Die Stiftungsfinanzierung ist für CIR und California Watch allerdings kein Selbstläufer, denn Mäzene und institutionelle Förderer in den USA ziehen ihre Unterstützung in der Regel nach wenigen Jahren zurück und widmen sich neuen Projekten. Bis dahin müssen Non-Profit-Projekte nachhaltige Geschäftmodelle entwickeln oder sie sind in ihrer Existenz bedroht. Im Fall von California Watch hat sich die Lizensierung von Beiträgen als bedeutsame Erlösquelle erwiesen. Das öffentliche Interesse an Themen wie Erdbebensicherheit, die Zukunft des öffentlichen Nahverkehrs oder erneuerbare Energien in der Region sind so groß, dass kommerzielle kalifornische Medien nicht zögern, als zahlende Kooperationspartner schon in der Projektphase an gemeinsamen Beiträgen zu arbeiten oder aber fertige Beiträge zu kaufen.

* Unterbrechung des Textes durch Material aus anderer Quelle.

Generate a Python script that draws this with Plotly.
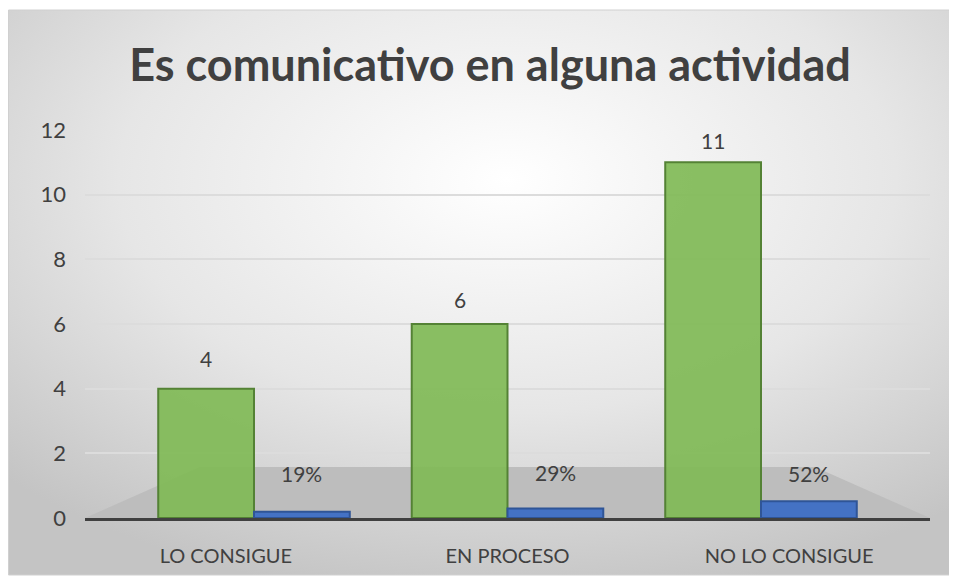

Im Fall von „Shaky Ground“ allerdings kam der endgültig durchschlagende Erfolg nicht mit einer kommerziellen Weiterverwertung. Einer Redakteurin bei California Watch war aufgefallen, das trotz des enormen Medieninteresses eine wichtige Zielgruppe unbeachtet blieb: Vorschul- und Grundschulkinder. Sie arbeitete eng mit dem Amerikanischen Roten Kreuz und Grundschullehrern zusammen, um ein Malbuch als nützlichen Leitfaden zu entwickeln, wie man sich bei einem Erdbeben verhalten soll. 40.000 Malbücher wurden kostenlos an kalifornischen Schulen verteilt und im Unterricht eingesetzt. Auch das ist ein innovativer Weg, wie Qualitätsjournalismus neue Zielgruppen erreichen kann.